Moim zdaniem malarstwo Kiełtyki ma właśnie nadrealistyczny charakter. Autor demonstruje, poza – naturalnie – wartościami malarskimi, postawę zmierzającą do przywrócenia człowiekowi przekonania o rozciągłości jego życia poza inne trwanie, uświadomienia jedności różnych jego stanów i form. Malarstwo Ryszarda Kiełtyki jest próbą uchylenia tajemnicy świata, uchwycenia ulotnej istoty splatania się wieczności i chwili; Gabriela Balcerzakowa, Ziemi Gorzowska Nr 11/ 13.03.1997 r.
Obrazy pochodzą z trzech cykli „Spojrzenia”, „Układ” oraz „W świetle”. Ich wspólną cechą jest kompozycja – zawsze punktem najważniejszym jest człowiek, kobieta lub mężczyzna zapatrzeni gdzieś w dal, czasami prosto w oczy widzom. Równie bardzo wyraźnym elementem są dłonie splecione jak do modlitwy. I właściwie nie ma nic więcej, tylko tumany kolorowej mgły przysłaniające resztę. Najważniejsze są jednak twarze, które wyrażają napięcie, oczekiwanie, rozleniwienie lub nawet czujność przed tym, co być może się zdarzy. Jeden z krytyków napisał o obrazach Kiełtyki, że malarz stara się widzieć wszystko, co go otacza, rzeczy widzialne i niewidzialne. Potem próbuje pokazać coś, czego nie widać, a co ludzie czują. I właśnie próba pokazania tego czegoś jest największą siłą obrazów szczecińskiego artysty.

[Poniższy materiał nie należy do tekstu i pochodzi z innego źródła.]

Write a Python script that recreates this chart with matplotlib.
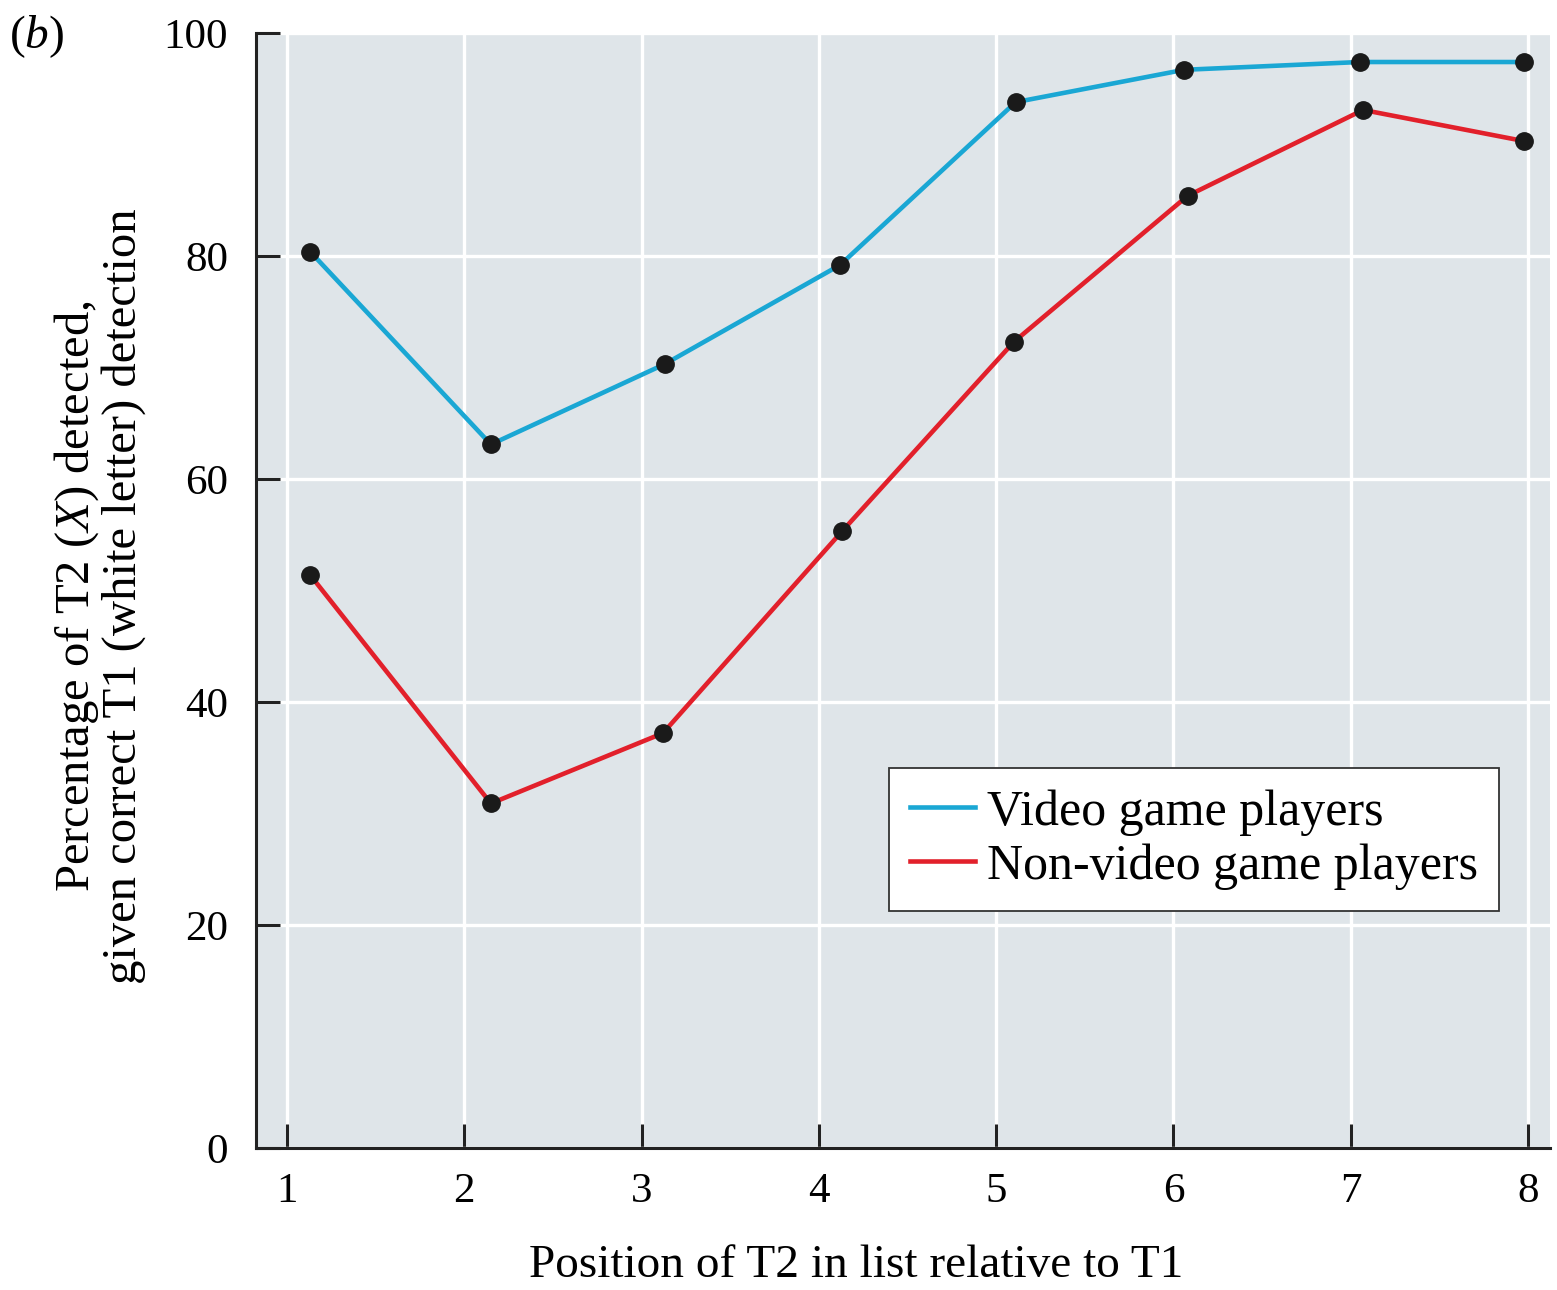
import matplotlib
matplotlib.use("Agg")
import matplotlib.pyplot as plt
from matplotlib.lines import Line2D

# Data: percentage of T2 detected at each lag after T1
positions = [1, 2, 3, 4, 5, 6, 7, 8]
video_x = [1.13, 2.15, 3.13, 4.12, 5.11, 6.06, 7.05, 7.98]
video_pct = [80.4, 63.1, 70.3, 79.2, 93.8, 96.7, 97.4, 97.4]
nonvideo_x = [1.13, 2.15, 3.12, 4.13, 5.10, 6.08, 7.07, 7.98]
nonvideo_pct = [51.4, 30.9, 37.2, 55.3, 72.3, 85.4, 93.1, 90.3]
y_ticks = [0, 20, 40, 60, 80, 100]
series_labels = ["Video game players", "Non-video game players"]

plt.rcParams["font.family"] = ["Liberation Serif", "DejaVu Serif"]
plt.rcParams["mathtext.fontset"] = "custom"
plt.rcParams["mathtext.rm"] = "Liberation Serif"
plt.rcParams["mathtext.it"] = "Liberation Serif:italic"

BLUE = "#1aa7d4"
RED = "#e2202b"
BG = "#dfe5e9"

fig = plt.figure(figsize=(15.57, 12.90), dpi=100)
ax = fig.add_axes([0.1642, 0.1101, 0.8313, 0.8643])
ax.set_facecolor(BG)

ax.set_xlim(0.823, 8.124)
ax.set_ylim(0, 100)
ax.set_xticks(positions)
ax.set_yticks(y_ticks)

ax.grid(True, color="white", linewidth=2.4, zorder=0)
ax.set_axisbelow(True)

for s in ["top", "right"]:
    ax.spines[s].set_visible(False)
for s in ["left", "bottom"]:
    ax.spines[s].set_linewidth(2.2)
    ax.spines[s].set_color("#222222")

ax.tick_params(axis="both", direction="in", length=17, width=2.2,
               color="#222222", labelsize=31, pad=18)
ax.tick_params(axis="y", pad=20)

ax.plot(video_x, video_pct, color=BLUE, linewidth=3.3, zorder=3)
ax.plot(nonvideo_x, nonvideo_pct, color=RED, linewidth=3.3, zorder=3)
ax.plot(video_x, video_pct, "o", color="#1a1a1a", markersize=12.5, zorder=4)
ax.plot(nonvideo_x, nonvideo_pct, "o", color="#1a1a1a", markersize=12.5, zorder=4)

xl = ax.set_xlabel("Position of T2 in list relative to T1", fontsize=34)
ax.xaxis.set_label_coords(0.464, -0.106)
xl.set_va("center")

yl = ax.set_ylabel("Percentage of T2 ($\\it{X}$) detected,\ngiven correct T1 (white letter) detection",
                   fontsize=35, linespacing=1.02)
ax.yaxis.set_label_coords(-0.121, 0.495)
yl.set_va("center")

handles = [Line2D([], [], color=BLUE, linewidth=3.3),
           Line2D([], [], color=RED, linewidth=3.3)]
leg = ax.legend(handles, series_labels, loc="upper left",
                bbox_to_anchor=(0.489, 0.3405), fontsize=36,
                frameon=True, fancybox=False, framealpha=1,
                edgecolor="#333333", handlelength=1.3, handletextpad=0.25,
                borderpad=0.42, labelspacing=0.15, borderaxespad=0)
leg.get_frame().set_linewidth(1.3)

fig.text(0.006, 0.972, "($\\it{b}$)", fontsize=34, va="center", ha="left")

fig.savefig("out.png", dpi=100, facecolor="white")
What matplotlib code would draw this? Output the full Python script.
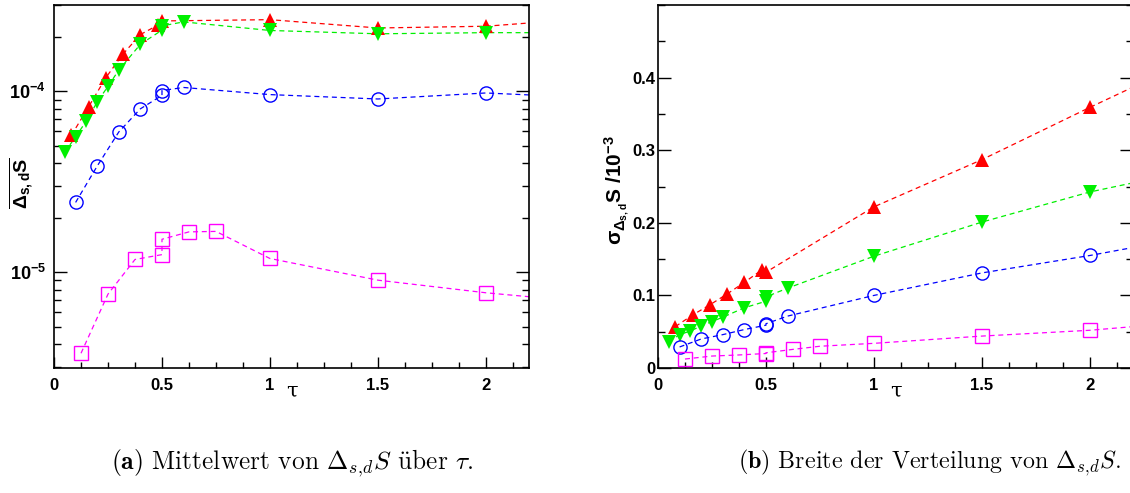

Ryszard Kiełtyka nie używa rekwizytów, jego płótna są prawie puste. Ale dzięki grze kolorów oraz niezwykłej sile postaci osiąga zamierzony efekt. Obok jego prac nie można przejść obojętnie. Trzeba się zatrzymać, coś zmusza widza do chwili namysłu, znalezienia obiektu, na który patrzą oczy z obrazu; ROCH, Gazeta Wyborcza 13.03.1997 r.